Kegiatan yang sama diikuti Panglima TNI Laksamana Yudo Margono yang memimpin kegiatan penyerahan zakat di lingkungan TNI melalui Baznas. Kegiatan bertema ‘TNI Berzakat’ tersebut digelar atas kerja sama Unit Pengumpul Zakat (UPZ) UO Mabes TNI dengan Baznas, di Aula Gatot Subroto Mabes TNI Cilangkap, Jakarta Timur, Rabu (5/4).

Panglima TNI menyerahkan zakat prajurit TNI kepada Baznas, setelah itu bersama KSAD yang diwakili Wakil KSAD Letjen Agus Subiyanto, KSAL Laksamana Muhammad Ali, dan KSAU Marsekal Fadjar Prasetyo, juga menunaikan pembayaran zakat kepada Baznas.

Jika dikelola dengan baik, beragam dana filantropi ini akan membuka peluang Indo nesia menjadi welfare state, yaitu negara yang memperjuangkan kepentingan tunjangan sosial untuk rakyat (Rudy M. Harahap, PhD., Bpkp.go.id, 4 Februari 2021). Negara kesejahteraan ini bisa menciptakan keadilan ekonomi dan sosial, serta menjaga martabat (dignity) rakyat, di mana rakyat tidak harus mengemis di jalanan dalam situasi krisis (World Atlas, 2020).

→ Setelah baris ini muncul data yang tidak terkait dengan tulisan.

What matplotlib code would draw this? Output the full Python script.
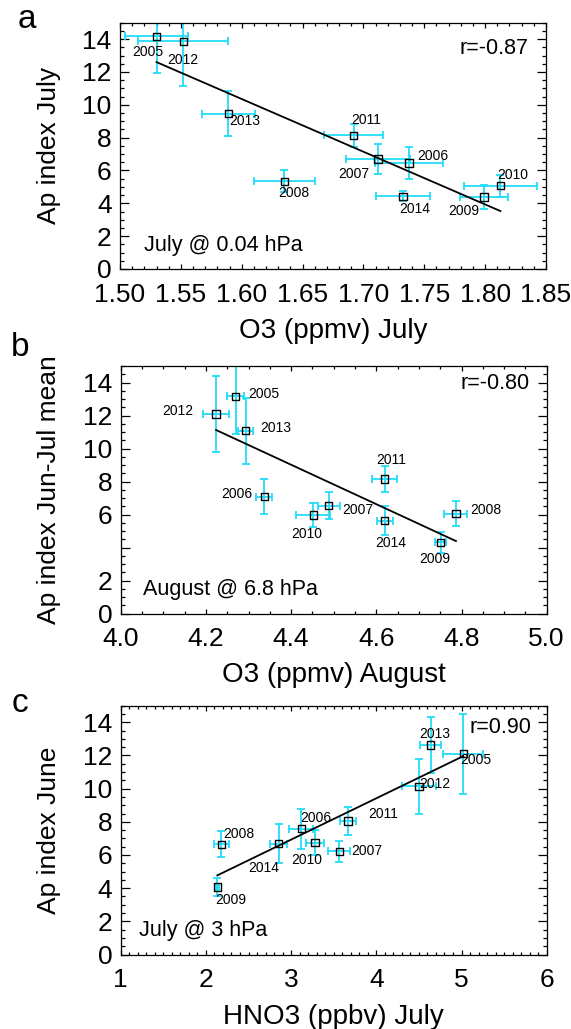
import matplotlib
matplotlib.use("Agg")
import matplotlib.pyplot as plt
from matplotlib.ticker import MultipleLocator, FixedLocator, FixedFormatter

plt.rcParams['font.family'] = ['Liberation Sans', 'DejaVu Sans']

# ---------------- Panel a ----------------
a_years = ['2005', '2012', '2013', '2008', '2011', '2007', '2006', '2014', '2009', '2010']
a_x = [1.530, 1.552, 1.589, 1.635, 1.692, 1.712, 1.7375, 1.7325, 1.799, 1.8125]
a_y = [14.16, 13.86, 9.47, 5.33, 8.14, 6.69, 6.46, 4.42, 4.38, 5.07]
a_xerr = [0.026, 0.037, 0.022, 0.025, 0.024, 0.026, 0.028, 0.022, 0.020, 0.030]
a_yerr = [2.2, 2.7, 1.35, 0.67, 0.70, 0.93, 0.97, 0.30, 0.73, 0.67]
a_fit_x = [1.530, 1.8125]
a_fit_y = [12.6, 3.53]
a_r = 'r=-0.87'
a_note = 'July @ 0.04 hPa'
a_xlabel = 'O3 (ppmv) July'
a_ylabel = 'Ap index July'
a_xticks = [1.50, 1.55, 1.60, 1.65, 1.70, 1.75, 1.80, 1.85]
a_xticklabels = ['1.50', '1.55', '1.60', '1.65', '1.70', '1.75', '1.80', '1.85']
a_yticklabels = ['0', '2', '4', '6', '8', '10', '12', '14']
# label offsets (pixels) relative to point
a_lab_off = [(-9, -16), (0, -19), (16, -7), (9, -12), (12, 15), (-24, -15),
             (24, 7), (12, -13), (-20, -14), (12, 11)]

# ---------------- Panel b ----------------
b_years = ['2012', '2005', '2013', '2006', '2010', '2007', '2011', '2014', '2009', '2008']
b_x = [4.224, 4.270, 4.293, 4.337, 4.452, 4.488, 4.620, 4.620, 4.751, 4.787]
b_y = [12.09, 13.16, 11.08, 7.08, 5.98, 6.54, 8.15, 5.63, 4.32, 6.06]
b_xerr = [0.030, 0.020, 0.018, 0.019, 0.040, 0.026, 0.029, 0.019, 0.013, 0.027]
b_yerr = [2.3, 2.3, 2.0, 1.07, 0.73, 0.80, 0.78, 0.90, 0.63, 0.77]
b_fit_x = [4.224, 4.787]
b_fit_y = [11.12, 4.39]
b_r = 'r=-0.80'
b_note = 'August @ 6.8 hPa'
b_xlabel = 'O3 (ppmv) August'
b_ylabel = 'Ap index Jun-Jul mean'
b_xticks = [4.0, 4.2, 4.4, 4.6, 4.8, 5.0]
b_xticklabels = ['4.0', '4.2', '4.4', '4.6', '4.8', '5.0']
b_yticklabels = ['0', '2', '', '6', '8', '10', '12', '14']
b_lab_off = [(-38, 3), (28, 2), (30, 3), (-27, 3), (-7, -19), (29, -4),
             (6, 19), (6, -22), (-6, -17), (30, 4)]

# ---------------- Panel c ----------------
c_years = ['2009', '2008', '2014', '2006', '2010', '2007', '2011', '2012', '2013', '2005']
c_x = [2.134, 2.181, 2.854, 3.120, 3.280, 3.566, 3.668, 4.500, 4.638, 5.021]
c_y = [4.06, 6.65, 6.69, 7.58, 6.75, 6.21, 8.05, 10.13, 12.63, 12.10]
c_xerr = [0.02, 0.086, 0.10, 0.14, 0.11, 0.13, 0.09, 0.20, 0.12, 0.235]
c_yerr = [0.55, 0.77, 1.2, 1.2, 0.74, 0.65, 0.86, 1.68, 1.68, 2.4]
c_fit_x = [2.134, 5.021]
c_fit_y = [4.77, 11.96]
c_r = 'r=0.90'
c_note = 'July @ 3 hPa'
c_xlabel = 'HNO3 (ppbv) July'
c_ylabel = 'Ap index June'
c_xticks = [1, 2, 3, 4, 5, 6]
c_xticklabels = ['1', '2', '3', '4', '5', '6']
c_yticklabels = ['0', '2', '4', '6', '8', '10', '12', '14']
c_lab_off = [(13, -13), (17, 10), (-15, -24), (14, 11), (-8, -17), (27, 0),
             (35, 7), (16, 2), (4, 11), (13, -6)]

yticks = [0, 2, 4, 6, 8, 10, 12, 14]

CYAN = '#22dcfa'
W, H = 571, 1029
fig = plt.figure(figsize=(W / 100, H / 100), dpi=100)

panels = [
    dict(rect=(120, 22.7, 546, 269), letter='a', letter_pos=(27, 28),
         xs=a_x, ys=a_y, xe=a_xerr, ye=a_yerr, years=a_years, off=a_lab_off,
         fx=a_fit_x, fy=a_fit_y, r=a_r, rpos=(0.958, 0.896), note=a_note, npos=(0.057, 0.095),
         xl=a_xlabel, yl=a_ylabel, xt=a_xticks, xtl=a_xticklabels, ytl=a_yticklabels,
         xlim=(1.50, 1.85), xminor=0.01),
    dict(rect=(120.7, 366, 546.7, 613.5), letter='b', letter_pos=(20, 356),
         xs=b_x, ys=b_y, xe=b_xerr, ye=b_yerr, years=b_years, off=b_lab_off,
         fx=b_fit_x, fy=b_fit_y, r=b_r, rpos=(0.961, 0.930), note=b_note, npos=(0.053, 0.098),
         xl=b_xlabel, yl=b_ylabel, xt=b_xticks, xtl=b_xticklabels, ytl=b_yticklabels,
         xlim=(4.0, 5.0), xminor=0.05),
    dict(rect=(120.7, 705.7, 546.7, 954.5), letter='c', letter_pos=(20, 712),
         xs=c_x, ys=c_y, xe=c_xerr, ye=c_yerr, years=c_years, off=c_lab_off,
         fx=c_fit_x, fy=c_fit_y, r=c_r, rpos=(0.965, 0.913), note=c_note, npos=(0.043, 0.095),
         xl=c_xlabel, yl=c_ylabel, xt=c_xticks, xtl=c_xticklabels, ytl=c_yticklabels,
         xlim=(1, 6), xminor=0.1),
]

for p in panels:
    l, t, r, b = p['rect']
    ax = fig.add_axes([l / W, 1 - b / H, (r - l) / W, (b - t) / H])
    ax.errorbar(p['xs'], p['ys'], xerr=p['xe'], yerr=p['ye'], fmt='none',
                ecolor=CYAN, elinewidth=1.3, capsize=3, capthick=1.3, zorder=2)
    ax.plot(p['fx'], p['fy'], color='black', lw=1.3, zorder=3)
    ax.scatter(p['xs'], p['ys'], marker='s', s=28, facecolors='none',
               edgecolors='black', linewidths=1.0, zorder=4)
    for x, y, yr, (dx, dy) in zip(p['xs'], p['ys'], p['years'], p['off']):
        ax.annotate(yr, (x, y), xytext=(dx, dy), textcoords='offset pixels',
                    ha='center', va='center', fontsize=10, zorder=5)
    ax.text(p['rpos'][0], p['rpos'][1], p['r'], transform=ax.transAxes,
            ha='right', va='center', fontsize=15.5)
    ax.text(p['npos'][0], p['npos'][1], p['note'], transform=ax.transAxes,
            ha='left', va='center', fontsize=15.5)
    ax.set_xlim(*p['xlim'])
    ax.set_ylim(0, 15)
    ax.xaxis.set_major_locator(FixedLocator(p['xt']))
    ax.xaxis.set_major_formatter(FixedFormatter(p['xtl']))
    ax.xaxis.set_minor_locator(MultipleLocator(p['xminor']))
    ax.yaxis.set_major_locator(FixedLocator(yticks))
    ax.yaxis.set_major_formatter(FixedFormatter(p['ytl']))
    ax.yaxis.set_minor_locator(MultipleLocator(0.5))
    ax.tick_params(axis='both', which='both', direction='in', top=True, right=True,
                   labelsize=19, width=0.9)
    ax.tick_params(axis='y', which='major', length=6.5, pad=6)
    ax.tick_params(axis='y', which='minor', length=3.2)
    ax.tick_params(axis='x', which='major', length=3.8, pad=10)
    ax.tick_params(axis='x', which='minor', length=1.9)
    for s in ax.spines.values():
        s.set_linewidth(0.9)
    ax.set_xlabel(p['xl'], fontsize=20)
    ax.xaxis.label.set_va('center')
    ax.xaxis.set_label_coords(0.5, -62 / (b - t))
    ax.set_ylabel(p['yl'], fontsize=19)
    ax.yaxis.label.set_va('center')
    ax.yaxis.set_label_coords((49 - l) / (r - l), 0.5)
    fig.text(p['letter_pos'][0] / W, 1 - p['letter_pos'][1] / H, p['letter'],
             fontsize=24, ha='center', va='baseline')

fig.savefig('out.png', dpi=100)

Karena itu, segenap kekuatan yang dimiliki pemerintah dan masyarakat dalam menghimpun potensi zakat yang mencapai Rp350 triliun ialah optimisme yang besar bagi Indonesia menuju negara kesejahteraan yang sesungguhnya.

Seperti cita-cita yang tertuang dalam Pembukaan UUD 1945; “….melindungi segenap bangsa Indonesia dan seluruh tumpah darah Indonesia dan untuk memajukan kesejahteraan umum, mencerdaskan kehidupan bangsa, dan ikut melaksanakan ketertiban dunia yang berdasarkan kemerdekaan, perdamaian abadi dan keadilan sosial”.

Saatnya Kementerian Sosial bersama Baznas, bekerja sama secara terpadu dan berbagi tugas untuk menyantuni masyarakat yang belum sejahtera menjadi sejahtera, serta didukung oleh lembaga negara dan lembaga pemerintah. Salam cinta zakat.